SEC Targets Kin; Kin Argues It Is Not a Security

Kin Cryptocurrency

Kin, a cryptocurrency that was introduced last year as an offshoot of the chat app Kik, has been quietly facing off against regulators over the past several months. Following a recent exposé from the Wall Street Journal, Kin CEO Ted Livingston has made the issue public on Medium.

In his article, Livingston responds to the SEC’s attempts to crack down on Kin and other emerging cryptocurrencies. Will the project be hit by heavy regulation during upcoming legal battles, or will it manage to get on the SEC’s good side?

Regulators Take Action

Despite the fact that Kin ran a successful ICO, and even though the coin is now being used on various apps, it seems that not all has been well for the project. Livingston says that Kin interacted with the SEC in a “friendly” capacity after its ICO concluded. However, those interactions gradually grew more serious, and Kin soon began to receive subpoenas.

Then, in mid-November, Kin received a Wells notice that will likely authorize SEC commissioners to bring a case against Kin, which could result in penalties and injunctions against the project. Kin’s legal representation responded to the Wells notice in December, and that response has been published alongside the Medium post.

Kin Defends Itself

Kin’s response to the Wells notice is about forty pages long, but its defense largely focuses on two basic arguments: that Kin is a currency (not a security) and that Kin is a functional token (not an investment contract). In other words, Kin is arguably a utility token that is intended to be redeemed for goods and services, and therefore carries little investor risk.

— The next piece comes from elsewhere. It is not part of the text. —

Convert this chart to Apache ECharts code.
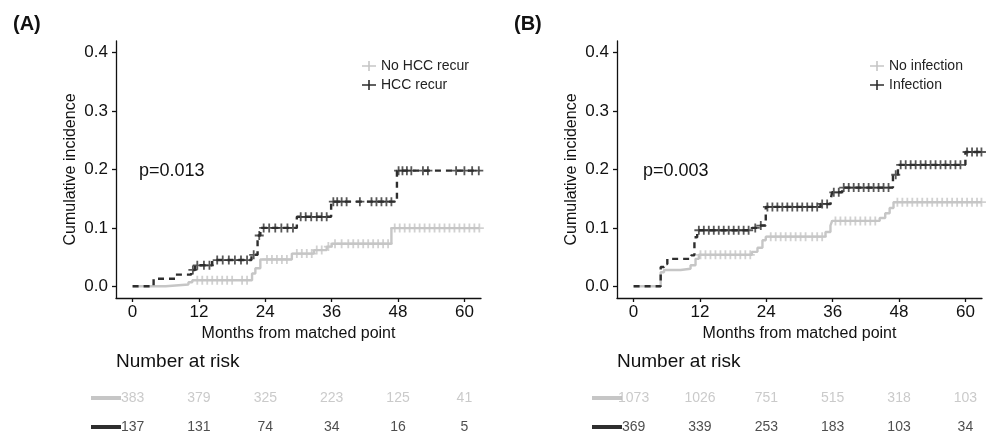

The SEC, however, considers virtually all ICO tokens to be securities without distinction. Beginning with Airfox and Paragon last year, the SEC began to issue penalties mainly on the grounds that those tokens had not registered as securities―meaning that the SEC can now take action against countless ICOs, many of which existed before the SEC took an interest in the area. As Livingston notes:

“This situation is not unique to Kik. There are dozens of projects at a similar point with the SEC. We all believe that this industry needs regulation, but we also believe that this is not the way to get it.”

It should be noted that the SEC has looked favorably on established cryptocurrencies, and Kin has a somewhat higher standing than most of the SEC’s other targets. Kin currently has a market cap of $26.92 million, putting it in the top 150 coins. It is nevertheless a fairly minor cryptocurrency, and it’s not clear whether its reputation will help its case.